子供企画版 シャーロック・ホームズの冒険

第2話
『踊る人形』THE DANCING MEN

〜アイデンティティー恢復のモチーフ〜

 

 ホームズ、まだ注射器持ってますよ〜。正直ね、探偵の七つ道具っぽく違和感が無い状態です。

 さすがにあぶったり刺したりって映像はないけどさ、ちょっと展開に煮詰まった時なんかに引き出しの中の注射器を撫でてます。が、そんなダメダメな彼も「事件」に救われていくわけ。代わりにやってくる今回の「麻薬」は「暗号」です。やっぱ、こいつ病気だと思うね。

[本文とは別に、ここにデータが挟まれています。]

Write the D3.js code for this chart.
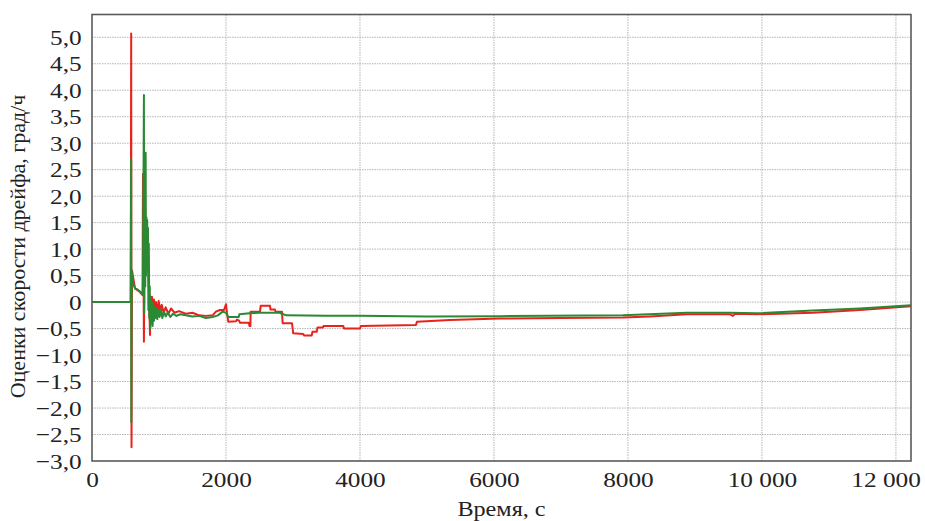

 本筋となる事件を持ってくる依頼主に対してもひどく冷たく振る舞います。冷静に見ていると、性格は最悪。たとえば一通り依頼主の話を聞いて、

ホームズ 「その、幸福なる日々に初めて影が差したのはいつのことですか」

依頼人   ( ゜Д゜)ポカーン

 自分の推理が乗ってきたらドアを開けて帰宅を促すし。
 NHK版ではカットされているシーンですが、帰宅後は暗号に夢中です。もうね、すごい夢中なんだよ。

ホームズ 「仕事中は静粛に願うよ」(ワトスンに)
ホームズ 「but any more messages and preferbly long one(もっとたくさん、長い暗号があったらなぁ〜★)」
 暗号におびえている依頼主の心情を完全無視。ワトスンも僕もあきれ顔です。グラナダ版ではかなり鮮明にムカつきます。ただ、このホームズの異様な"嗜好"については、おそらく2つの線で合理的な説明ができると思うんだな。

 1つは、作品中でもホームズの口から言われていますが、「(依頼人は)同情を求めていない」ということ。ワトスンは同情しきりですけれども、情で事件は解決しない。これはワトスンもそして依頼人さえも、ホームズの暗号キチぶり・不敬ぶりに圧倒されて忘れてしまっています。暗号を解決することがまずはとても大事なはず。不敬を挟む余地の有る無しというのはホームズの度量になりますが、「そんなことよりも暗号に集中して行くことが重要だ」というメッセージとして見ることが出来るわけです。これはかなり説得力がありますよね。けど、これだけだと薄っぺらいな。
 2つ目の線ですが、ホームズは、依頼人の幸福なんてものをどうでもいいと考えている節がある(これは僕の観る所、ですが)。彼にとって重要なことは、依頼人の幸福でもなければ、極端に言えば、解決ですらない。思うにホームズは、「事件」と「解決」とを結ぶ「推理=自分」を求めている。そこにこそ自分が生きる時間を発見しつつある。だから、彼にとって貴重なのは、「事件がもたらす謎だけ」となるわけ。
 その証拠に、と言うには"おそまつ"ですが、このシリーズが進行するにつれてコカインが出てくるシーンが減り、代用とも言えるタバコや、ご存知「パイプ」が増えていくんです。ホームズが生きる時間を取り戻していく<物証>としての「パイプ」は、単なるトレードマークとしてではなく、彼のアイデンティティーにまで届く秀逸なモチーフとは言えないでしょうか。

 

 ところで、この回では、推理小説の書き方として定石である考えが紹介されています。

ホームズ「一見無関係な出来事を推理でつなぎ合わせていく、そうするとある結論に達する。そこまではそう難しくない。しかしその結論に至るまでの理論を省いていきなり今みたいに結論だけ言うと、効果がある。もっともこれは、単なるこけおどしだがね」

 グラナダ版では、クライマックスに向けて説得力ある伏線になっています。一方、NHK版ではですね、絶対狙ってないと思いますけれども、あろうことか証言の一部をカットしてるんです。これって単に尺の問題なのか、さらなる「こけおどし」に挑戦したのか。

 僕は「こけおどしなら可」と感じますね。事件解決がドラマチックになるだけの、要は見せ方の問題なので。
 子供企画版では、<完全版で演出したかったであろうホームズ>を、抉(えぐ)りたいだけ抉って参ります。こけおどしは無し。いや、こけおどせる技量が無いから、ですけれど。